### SET PROBLEM
Your job is to return the lines between the line holding "Write the Plotly code for this chart." and the line holding "diamond_q = [0.581, 0.0]", inclusive, exactly and with no pictures.

### DATA SECTION
.....
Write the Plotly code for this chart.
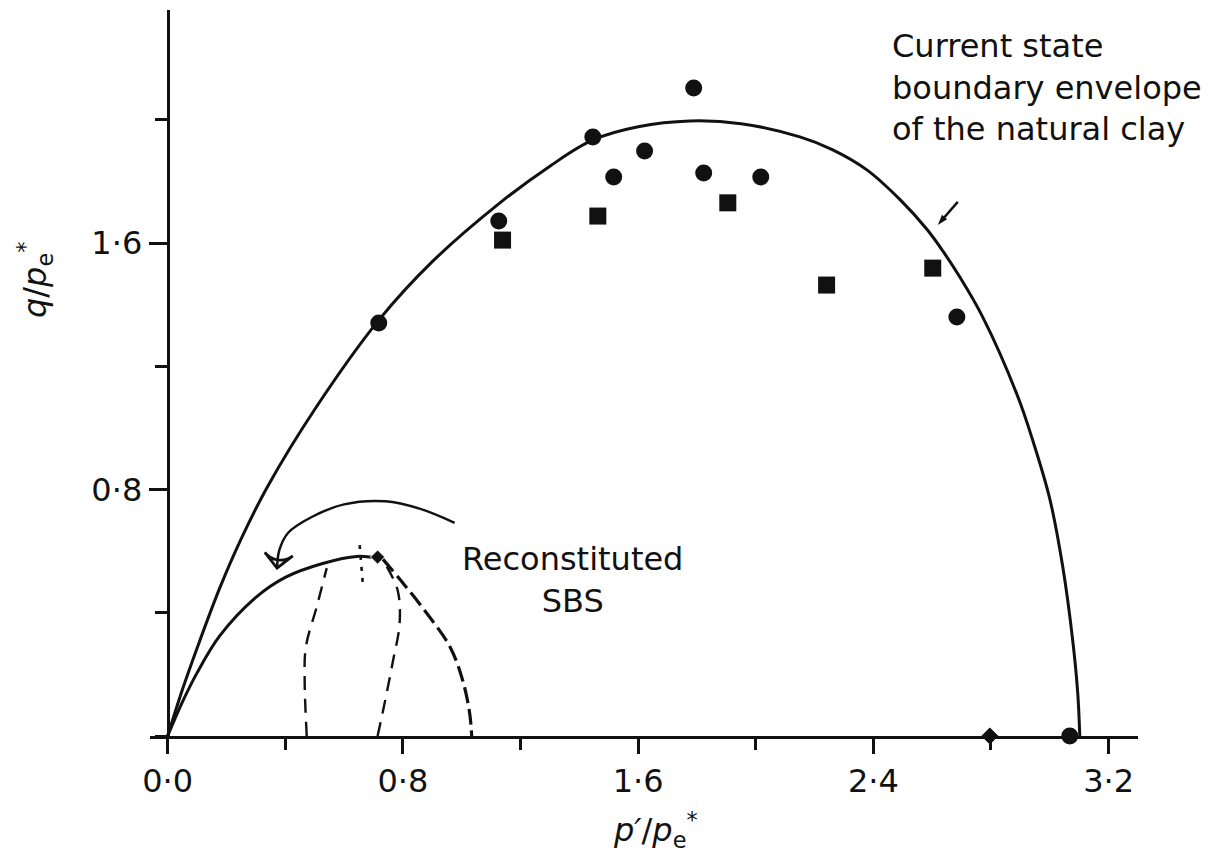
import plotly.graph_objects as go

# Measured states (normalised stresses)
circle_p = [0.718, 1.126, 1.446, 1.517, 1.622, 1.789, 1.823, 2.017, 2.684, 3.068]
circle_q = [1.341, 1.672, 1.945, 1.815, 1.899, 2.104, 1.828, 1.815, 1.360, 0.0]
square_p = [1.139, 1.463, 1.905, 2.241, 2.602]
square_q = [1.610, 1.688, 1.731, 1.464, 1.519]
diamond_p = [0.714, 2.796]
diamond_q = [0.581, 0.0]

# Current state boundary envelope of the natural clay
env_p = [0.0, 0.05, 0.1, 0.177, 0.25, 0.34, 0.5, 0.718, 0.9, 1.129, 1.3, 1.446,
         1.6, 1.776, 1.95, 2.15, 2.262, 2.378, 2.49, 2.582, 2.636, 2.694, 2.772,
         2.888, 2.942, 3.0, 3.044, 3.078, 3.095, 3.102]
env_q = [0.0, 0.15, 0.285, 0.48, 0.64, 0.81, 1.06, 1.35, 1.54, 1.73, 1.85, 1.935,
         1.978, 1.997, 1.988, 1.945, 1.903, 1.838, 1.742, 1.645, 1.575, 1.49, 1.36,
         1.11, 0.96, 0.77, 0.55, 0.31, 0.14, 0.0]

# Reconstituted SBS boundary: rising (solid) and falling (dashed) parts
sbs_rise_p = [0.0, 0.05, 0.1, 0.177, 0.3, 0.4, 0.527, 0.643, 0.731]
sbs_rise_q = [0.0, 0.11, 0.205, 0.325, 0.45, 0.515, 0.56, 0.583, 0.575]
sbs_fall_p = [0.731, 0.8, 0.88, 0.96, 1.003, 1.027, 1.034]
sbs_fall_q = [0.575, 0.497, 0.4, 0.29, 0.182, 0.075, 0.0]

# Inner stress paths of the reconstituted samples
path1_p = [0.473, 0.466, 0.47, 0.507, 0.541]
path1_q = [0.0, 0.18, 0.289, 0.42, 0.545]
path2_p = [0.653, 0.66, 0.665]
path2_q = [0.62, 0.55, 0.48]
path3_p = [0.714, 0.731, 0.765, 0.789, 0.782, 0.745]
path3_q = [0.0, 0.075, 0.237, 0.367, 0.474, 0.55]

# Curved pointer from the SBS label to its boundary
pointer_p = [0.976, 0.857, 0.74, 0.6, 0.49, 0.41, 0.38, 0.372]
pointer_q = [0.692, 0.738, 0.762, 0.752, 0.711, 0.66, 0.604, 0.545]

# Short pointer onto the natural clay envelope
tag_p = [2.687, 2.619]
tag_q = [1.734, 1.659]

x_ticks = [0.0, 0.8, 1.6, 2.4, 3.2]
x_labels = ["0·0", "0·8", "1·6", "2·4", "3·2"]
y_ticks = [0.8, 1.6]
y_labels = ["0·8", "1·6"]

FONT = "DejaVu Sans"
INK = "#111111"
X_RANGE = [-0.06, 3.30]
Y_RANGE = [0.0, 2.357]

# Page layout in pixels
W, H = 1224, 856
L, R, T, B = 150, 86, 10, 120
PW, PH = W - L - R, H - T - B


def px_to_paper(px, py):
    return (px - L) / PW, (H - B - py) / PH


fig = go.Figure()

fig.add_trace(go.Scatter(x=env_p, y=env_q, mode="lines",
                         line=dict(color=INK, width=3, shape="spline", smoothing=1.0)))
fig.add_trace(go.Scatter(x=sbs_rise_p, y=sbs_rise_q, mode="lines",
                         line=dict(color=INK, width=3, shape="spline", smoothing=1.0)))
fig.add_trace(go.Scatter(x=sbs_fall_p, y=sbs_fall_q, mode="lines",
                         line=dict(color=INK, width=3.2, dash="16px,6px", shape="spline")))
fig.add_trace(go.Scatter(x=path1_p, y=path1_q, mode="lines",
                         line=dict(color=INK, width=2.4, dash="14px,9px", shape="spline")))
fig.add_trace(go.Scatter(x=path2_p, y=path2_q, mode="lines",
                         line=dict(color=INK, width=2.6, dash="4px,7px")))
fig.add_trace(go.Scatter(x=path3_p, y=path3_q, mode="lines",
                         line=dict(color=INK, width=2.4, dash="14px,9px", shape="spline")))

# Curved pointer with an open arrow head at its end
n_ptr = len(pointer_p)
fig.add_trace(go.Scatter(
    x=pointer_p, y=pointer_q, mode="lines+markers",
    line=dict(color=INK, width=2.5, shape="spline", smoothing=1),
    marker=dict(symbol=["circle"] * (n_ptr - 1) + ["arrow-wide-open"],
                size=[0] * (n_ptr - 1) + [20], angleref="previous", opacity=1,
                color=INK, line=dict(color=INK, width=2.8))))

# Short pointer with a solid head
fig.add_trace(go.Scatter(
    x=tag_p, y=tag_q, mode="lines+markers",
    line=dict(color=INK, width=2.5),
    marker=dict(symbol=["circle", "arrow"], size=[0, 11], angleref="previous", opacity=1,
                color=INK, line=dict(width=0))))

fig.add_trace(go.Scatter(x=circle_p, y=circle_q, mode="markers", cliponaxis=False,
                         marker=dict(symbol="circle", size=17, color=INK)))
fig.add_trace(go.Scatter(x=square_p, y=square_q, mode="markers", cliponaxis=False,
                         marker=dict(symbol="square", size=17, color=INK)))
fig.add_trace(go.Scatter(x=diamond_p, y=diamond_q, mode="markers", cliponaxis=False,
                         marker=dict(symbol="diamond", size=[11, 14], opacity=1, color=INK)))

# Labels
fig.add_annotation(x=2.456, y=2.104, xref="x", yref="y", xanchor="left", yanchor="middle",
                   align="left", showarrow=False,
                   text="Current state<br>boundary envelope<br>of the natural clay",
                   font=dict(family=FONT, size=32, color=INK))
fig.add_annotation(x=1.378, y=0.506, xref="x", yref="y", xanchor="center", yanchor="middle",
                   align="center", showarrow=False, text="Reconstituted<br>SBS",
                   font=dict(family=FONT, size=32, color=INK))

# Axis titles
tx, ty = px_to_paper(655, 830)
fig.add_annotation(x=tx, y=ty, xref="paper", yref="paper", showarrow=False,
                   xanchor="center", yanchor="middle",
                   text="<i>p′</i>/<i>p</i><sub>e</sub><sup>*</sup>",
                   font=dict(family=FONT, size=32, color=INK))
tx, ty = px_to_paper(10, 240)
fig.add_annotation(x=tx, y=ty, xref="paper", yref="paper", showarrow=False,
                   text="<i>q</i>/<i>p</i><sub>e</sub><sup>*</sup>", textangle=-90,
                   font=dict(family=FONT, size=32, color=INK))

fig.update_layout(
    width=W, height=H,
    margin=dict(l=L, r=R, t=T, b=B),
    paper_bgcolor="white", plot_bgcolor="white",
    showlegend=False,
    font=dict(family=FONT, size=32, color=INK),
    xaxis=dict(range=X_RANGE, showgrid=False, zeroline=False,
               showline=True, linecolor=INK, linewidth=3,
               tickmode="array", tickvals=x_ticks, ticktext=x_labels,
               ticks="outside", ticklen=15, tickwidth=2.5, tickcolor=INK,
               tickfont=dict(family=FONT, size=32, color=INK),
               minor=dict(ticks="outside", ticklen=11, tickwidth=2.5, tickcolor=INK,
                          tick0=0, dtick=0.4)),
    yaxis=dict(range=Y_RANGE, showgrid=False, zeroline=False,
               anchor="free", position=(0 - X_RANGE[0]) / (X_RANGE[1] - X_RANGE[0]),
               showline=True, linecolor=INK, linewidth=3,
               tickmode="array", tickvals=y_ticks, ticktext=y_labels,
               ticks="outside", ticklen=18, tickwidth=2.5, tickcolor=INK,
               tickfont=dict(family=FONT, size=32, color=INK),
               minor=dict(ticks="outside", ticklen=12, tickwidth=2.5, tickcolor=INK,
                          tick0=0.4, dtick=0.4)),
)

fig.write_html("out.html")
.....
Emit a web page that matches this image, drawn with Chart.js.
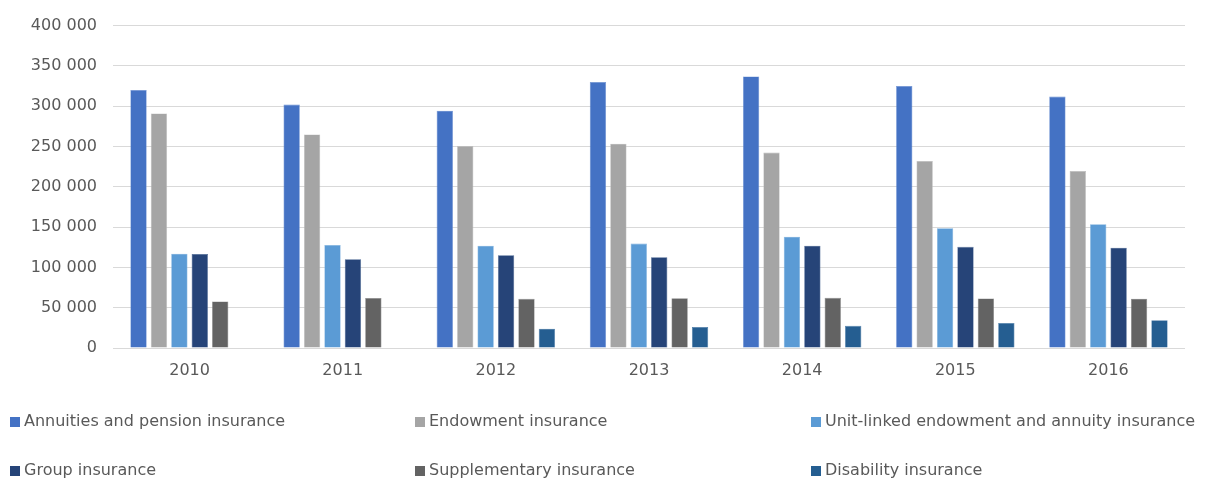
.....
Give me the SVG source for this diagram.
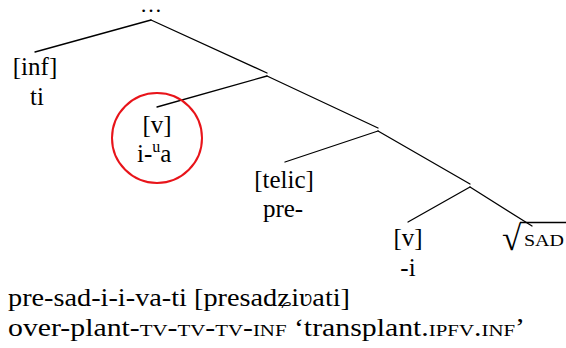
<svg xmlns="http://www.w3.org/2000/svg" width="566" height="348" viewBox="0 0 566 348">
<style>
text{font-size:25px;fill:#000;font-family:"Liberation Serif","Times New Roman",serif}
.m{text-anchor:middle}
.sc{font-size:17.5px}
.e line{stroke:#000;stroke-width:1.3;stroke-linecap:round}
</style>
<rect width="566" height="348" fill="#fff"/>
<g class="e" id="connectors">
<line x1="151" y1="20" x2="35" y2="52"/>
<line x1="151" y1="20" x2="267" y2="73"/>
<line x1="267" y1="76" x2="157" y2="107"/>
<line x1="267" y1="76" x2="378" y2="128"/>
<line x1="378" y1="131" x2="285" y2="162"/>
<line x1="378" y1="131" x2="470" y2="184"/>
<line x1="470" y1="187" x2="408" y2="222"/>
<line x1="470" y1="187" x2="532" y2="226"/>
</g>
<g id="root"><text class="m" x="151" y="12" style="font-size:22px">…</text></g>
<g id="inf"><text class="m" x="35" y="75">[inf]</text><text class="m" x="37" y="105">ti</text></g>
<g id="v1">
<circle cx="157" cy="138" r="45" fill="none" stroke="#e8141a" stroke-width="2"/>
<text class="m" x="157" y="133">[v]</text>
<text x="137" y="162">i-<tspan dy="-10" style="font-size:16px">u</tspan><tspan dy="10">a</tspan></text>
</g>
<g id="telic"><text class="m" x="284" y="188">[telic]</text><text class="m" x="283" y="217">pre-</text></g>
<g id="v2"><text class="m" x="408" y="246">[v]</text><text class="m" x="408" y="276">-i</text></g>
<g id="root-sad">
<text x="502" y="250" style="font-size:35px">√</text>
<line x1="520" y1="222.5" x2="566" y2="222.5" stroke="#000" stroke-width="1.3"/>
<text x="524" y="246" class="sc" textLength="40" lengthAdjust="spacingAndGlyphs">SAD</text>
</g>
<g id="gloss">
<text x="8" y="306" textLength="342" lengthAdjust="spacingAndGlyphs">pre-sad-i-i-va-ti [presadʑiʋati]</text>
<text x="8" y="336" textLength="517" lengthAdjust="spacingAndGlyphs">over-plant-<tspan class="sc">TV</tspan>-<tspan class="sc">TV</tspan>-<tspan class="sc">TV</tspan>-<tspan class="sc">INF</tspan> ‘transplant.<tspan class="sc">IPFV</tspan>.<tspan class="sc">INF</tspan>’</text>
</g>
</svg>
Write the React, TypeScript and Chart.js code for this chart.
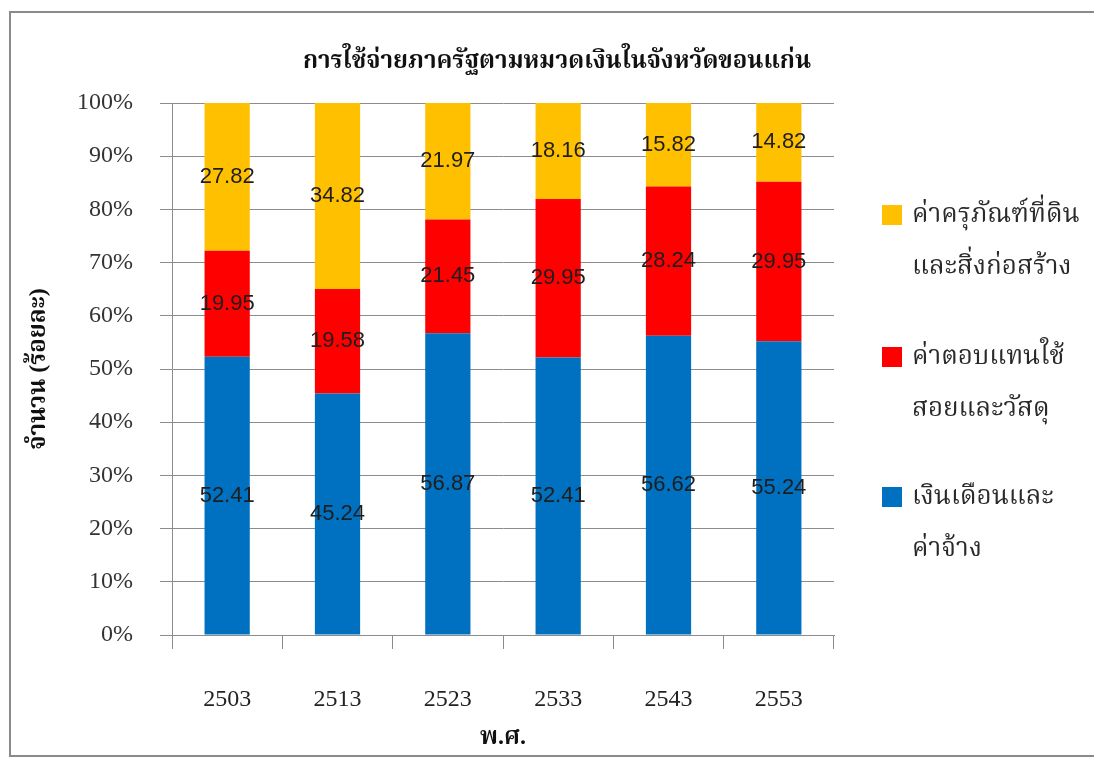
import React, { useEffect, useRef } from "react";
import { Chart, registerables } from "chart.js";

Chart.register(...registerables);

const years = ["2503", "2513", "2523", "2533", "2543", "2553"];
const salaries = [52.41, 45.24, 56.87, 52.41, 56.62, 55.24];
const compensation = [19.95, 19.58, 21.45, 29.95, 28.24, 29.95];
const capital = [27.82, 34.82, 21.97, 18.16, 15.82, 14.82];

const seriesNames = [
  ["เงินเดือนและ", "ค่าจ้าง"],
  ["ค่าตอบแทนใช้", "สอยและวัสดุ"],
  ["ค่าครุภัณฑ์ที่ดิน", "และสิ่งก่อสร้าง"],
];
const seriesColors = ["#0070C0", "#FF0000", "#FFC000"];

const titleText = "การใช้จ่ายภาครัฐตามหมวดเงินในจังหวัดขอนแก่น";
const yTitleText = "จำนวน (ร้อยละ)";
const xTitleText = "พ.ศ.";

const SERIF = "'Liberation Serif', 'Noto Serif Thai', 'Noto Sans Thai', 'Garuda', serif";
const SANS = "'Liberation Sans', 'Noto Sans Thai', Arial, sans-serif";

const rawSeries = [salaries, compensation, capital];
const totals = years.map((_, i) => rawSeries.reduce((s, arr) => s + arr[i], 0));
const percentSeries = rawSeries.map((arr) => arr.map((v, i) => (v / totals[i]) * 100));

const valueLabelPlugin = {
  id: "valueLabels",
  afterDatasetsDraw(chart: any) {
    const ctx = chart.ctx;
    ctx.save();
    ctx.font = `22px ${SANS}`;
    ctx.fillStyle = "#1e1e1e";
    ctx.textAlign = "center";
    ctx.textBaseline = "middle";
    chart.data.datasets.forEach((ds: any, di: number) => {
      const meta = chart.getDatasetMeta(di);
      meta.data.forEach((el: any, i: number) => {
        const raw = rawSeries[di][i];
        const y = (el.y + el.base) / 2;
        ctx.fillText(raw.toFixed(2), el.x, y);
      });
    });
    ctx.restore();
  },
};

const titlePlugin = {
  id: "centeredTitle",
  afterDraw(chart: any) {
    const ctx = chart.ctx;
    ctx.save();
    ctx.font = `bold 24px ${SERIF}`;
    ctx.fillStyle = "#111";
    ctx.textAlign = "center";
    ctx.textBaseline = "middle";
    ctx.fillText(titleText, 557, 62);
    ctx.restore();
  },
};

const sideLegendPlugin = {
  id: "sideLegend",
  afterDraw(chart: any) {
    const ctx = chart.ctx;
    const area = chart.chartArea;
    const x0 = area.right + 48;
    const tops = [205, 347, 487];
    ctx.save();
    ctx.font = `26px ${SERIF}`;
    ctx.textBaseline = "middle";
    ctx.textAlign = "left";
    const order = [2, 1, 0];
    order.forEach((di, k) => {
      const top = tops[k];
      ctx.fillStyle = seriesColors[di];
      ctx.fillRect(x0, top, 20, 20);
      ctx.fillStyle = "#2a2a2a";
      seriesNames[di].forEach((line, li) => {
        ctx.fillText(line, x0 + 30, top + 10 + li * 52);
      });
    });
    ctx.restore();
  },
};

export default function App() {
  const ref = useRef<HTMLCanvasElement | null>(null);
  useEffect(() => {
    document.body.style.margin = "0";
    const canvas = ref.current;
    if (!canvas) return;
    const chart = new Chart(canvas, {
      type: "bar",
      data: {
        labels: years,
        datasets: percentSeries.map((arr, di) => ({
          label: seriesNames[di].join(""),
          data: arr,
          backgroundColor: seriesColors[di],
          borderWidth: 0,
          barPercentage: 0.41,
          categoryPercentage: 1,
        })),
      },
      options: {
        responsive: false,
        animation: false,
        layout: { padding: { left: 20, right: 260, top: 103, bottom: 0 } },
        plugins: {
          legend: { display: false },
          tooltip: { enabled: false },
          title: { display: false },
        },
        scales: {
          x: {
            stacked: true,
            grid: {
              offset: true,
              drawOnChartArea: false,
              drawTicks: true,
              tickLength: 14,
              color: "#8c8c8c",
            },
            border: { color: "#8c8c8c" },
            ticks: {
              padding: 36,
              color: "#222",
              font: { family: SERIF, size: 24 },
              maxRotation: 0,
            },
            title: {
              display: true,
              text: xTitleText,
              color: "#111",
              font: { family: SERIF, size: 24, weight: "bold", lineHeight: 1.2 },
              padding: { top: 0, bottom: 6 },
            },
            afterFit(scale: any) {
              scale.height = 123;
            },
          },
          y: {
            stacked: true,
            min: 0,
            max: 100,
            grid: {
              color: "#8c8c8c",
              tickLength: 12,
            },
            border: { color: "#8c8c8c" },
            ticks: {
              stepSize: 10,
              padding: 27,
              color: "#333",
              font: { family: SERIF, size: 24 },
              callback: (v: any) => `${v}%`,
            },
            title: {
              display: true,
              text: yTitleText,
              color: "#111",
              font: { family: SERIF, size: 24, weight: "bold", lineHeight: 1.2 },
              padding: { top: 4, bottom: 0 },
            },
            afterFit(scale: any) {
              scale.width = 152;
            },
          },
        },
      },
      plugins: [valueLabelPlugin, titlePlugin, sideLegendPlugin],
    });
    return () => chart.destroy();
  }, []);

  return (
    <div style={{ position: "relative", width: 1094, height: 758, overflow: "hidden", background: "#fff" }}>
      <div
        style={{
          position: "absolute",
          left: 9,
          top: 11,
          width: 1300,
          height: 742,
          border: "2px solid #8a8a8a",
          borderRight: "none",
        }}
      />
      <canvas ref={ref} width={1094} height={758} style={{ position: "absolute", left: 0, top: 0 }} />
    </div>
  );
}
.....
### WRITTEN RESPONSE
Write the Plotly code for this chart.
import plotly.graph_objects as go

# Measured states (normalised stresses)
circle_p = [0.718, 1.126, 1.446, 1.517, 1.622, 1.789, 1.823, 2.017, 2.684, 3.068]
circle_q = [1.341, 1.672, 1.945, 1.815, 1.899, 2.104, 1.828, 1.815, 1.360, 0.0]
square_p = [1.139, 1.463, 1.905, 2.241, 2.602]
square_q = [1.610, 1.688, 1.731, 1.464, 1.519]
diamond_p = [0.714, 2.796]
diamond_q = [0.581, 0.0]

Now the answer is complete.